PhD defense Manvi Agarwal: Designing positional encoding with musical priors for generative applications
Télécom Paris, 19 place Marguerite Perey F-91120 Palaiseau [getting there], amphi 2 and in videoconferencing
Jury
- Gaël Richard, Professor, Télécom Paris, France (Thesis supervisor)
- Changhong Wang, Postdoctoral Researcher, Télécom Paris, France (Thesis co-supervisor)
- Florence d’Alché-Buc, Professor, Télécom Paris, France (President of the jury)
- Louis Bigo, Professor, Bordeaux INP / Enseirb-Matmeca, France (Reviewer)
- Emmanouil Benetos, Reader, Queen Mary University of London, UK (Reviewer)
- Umut Şimşekli, Researcher, INRIA et École Normale Supérieure, France (Examiner)
Abstract
Attention-based Transformer generative models have reached remarkable maturity in recent years, producing high-quality, realistic samples. As a result, they have become increasingly omnipresent in our lives through a broad range of commercial applications. For effective performance, they fundamentally require two resources: substantial compute budgets and large-scale datasets.
The first requirement, which is partly rooted in the fact that the computational complexity of attention scales quadratically with sequence length, raises broader questions about, for instance, skewed socio-economic resource allocation and detrimental environmental impact. Computational challenges notwithstanding, the domain of symbolic music has rapidly adopted such generative models. However, symbolic music is a low-resource domain constrained by limited data, which presents a roadblock to the fulfillment of the second requirement. These factors present an interesting scientific challenge: how can we maintain superior performance on generative symbolic music tasks with limited compute and data?
In this thesis, we address this question through empirical and theoretical approaches focused on a specific component of the Transformer architecture: positional encoding (PE). This component was introduced to break the permutation-invariant nature of the Transformer’s computation and typically represents the passage of time associated with a sequence. We explore how the design of positional encoding can be improved to meet the twin challenges of low data and low compute through the introduction of musically-relevant prior knowledge.
At an empirical level, we, first, attack the low data challenge by showing how small Transformers trained on small datasets can maintain competitive performance on symbolic music generation tasks by infusing positional encoding with musical structure information, thereby exposing the model to appropriate inductive biases through Structure-Informed Positional Encoding. We, then, attack the low compute challenge by venturing beyond the quadratic-complexity regime. We introduce Fast, Structure-Informed Positional Encoding (F-StrIPE), obtained by melding together musical structure information with an existing linear-complexity relative positional encoding method called Stochastic Positional Encoding (SPE).
At a theoretical level, we base our contributions on recent work interpreting vanilla attention without positional encoding through the lens of kernels.
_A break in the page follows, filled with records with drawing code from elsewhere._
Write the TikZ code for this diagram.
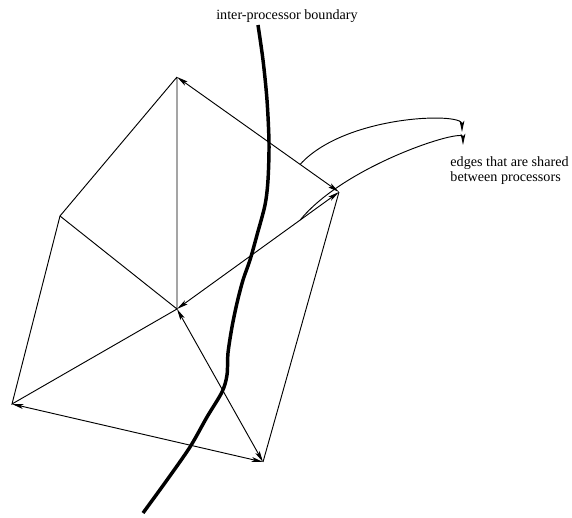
\documentclass[tikz,border=0pt]{standalone}
\usepackage{fontspec}
\setmainfont{Liberation Serif}
\usetikzlibrary{arrows.meta}

\begin{document}
\begin{tikzpicture}[
  x=0.75pt,y=-0.75pt,
  >={Stealth[length=8.5pt,width=3.6pt,inset=2pt]},
  every path/.style={line width=0.7pt},
  note/.style={font=\fontsize{10.6}{11.5}\selectfont,inner sep=0pt,align=left}
]
  \useasboundingbox (0,0) rectangle (572,518);
  % mesh vertices
  \coordinate (top) at (177,77);
  \coordinate (left) at (60,216);
  \coordinate (ctr) at (177,309);
  \coordinate (right) at (339,192);
  \coordinate (botleft) at (12,404);
  \coordinate (bot) at (263,462);
  % labels
  \node[note,anchor=base] (bndtext) at (287,19) {inter-processor boundary};
  \node[note,anchor=north west] (shared) at (450,156) {edges that are shared\\between processors};
  \coordinate (tipa) at (462,132);
  \coordinate (tipb) at (463,145);
  % plain edges
  \draw (top) -- (left) -- (ctr) -- (top);
  \draw (left) -- (botleft) -- (ctr);
  \draw (right) -- (bot);
  % shared edges
  \draw[<->] (top) -- coordinate[pos=0.76] (tredge) (right);
  \draw[<->] (ctr) -- coordinate[pos=0.76] (credge) (right);
  \draw[<->] (ctr) -- (bot);
  \draw[<->] (botleft) -- (bot);
  % pointers to shared edges
  \draw[->] (tredge) .. controls (345,115) and (462,112) .. (tipa);
  \draw[->] (credge) .. controls (345,165) and (463,128) .. (tipb);
  % processor boundary
  \draw[line width=2.6pt] plot[smooth,tension=0.5] coordinates {
    (258,25) (263,60) (267,100) (269,143) (268,180) (265,205) (257,235)
    (250,260) (243,280) (237,303) (232,327) (228,353) (227,375) (222,392)
    (207,417) (190,447) (167,480) (143,513)};
\end{tikzpicture}
\end{document}
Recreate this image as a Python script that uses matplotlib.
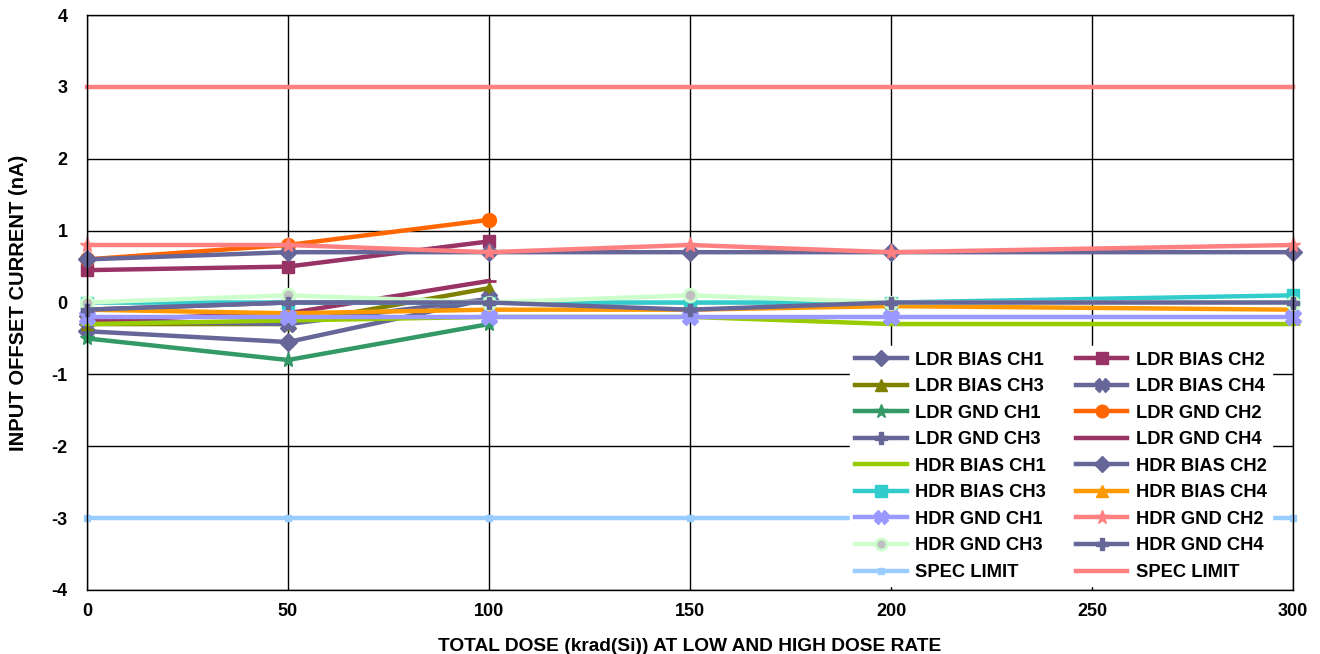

We show not only that SPE is deeply connected to well-known kernel approximation methods, but also that linearized relative PEs such as SPE and F-StrIPE can be understood through a canonical form of PE-enriched attention. This form neatly separates attention into two component kernels operating on different spaces: one encodes input-level similarity and the other encodes prior-level similarity. We further show that other widely-used efficient PE methods from the literature, such as Rotary Positional Encoding (RoPE), also fit within our framework. This enables us to comparatively study F-StrIPE and RoPE and reveal shared computational principles among efficient PEs that seem rather different on the surface. Our unified and comparative view also allows us to propose a novel efficient positional encoding method and analyze its functional form, showing that it is richer than F-StrIPE and RoPE. Finally, we use the input-prior factorization afforded by our canonical form to provide insights on why well-designed priors help empirical performance.
We close this thesis by reaching beyond the domain of symbolic music and showing that our ideas on structure-informed positional encoding are also applicable to tokenized audio. In particular, we introduce a new resource, the Audio909 dataset, through which we show that musically-informed priors, such as information on musical structure and symbolic representations, benefits performance on music generation tasks that use tokenized audio.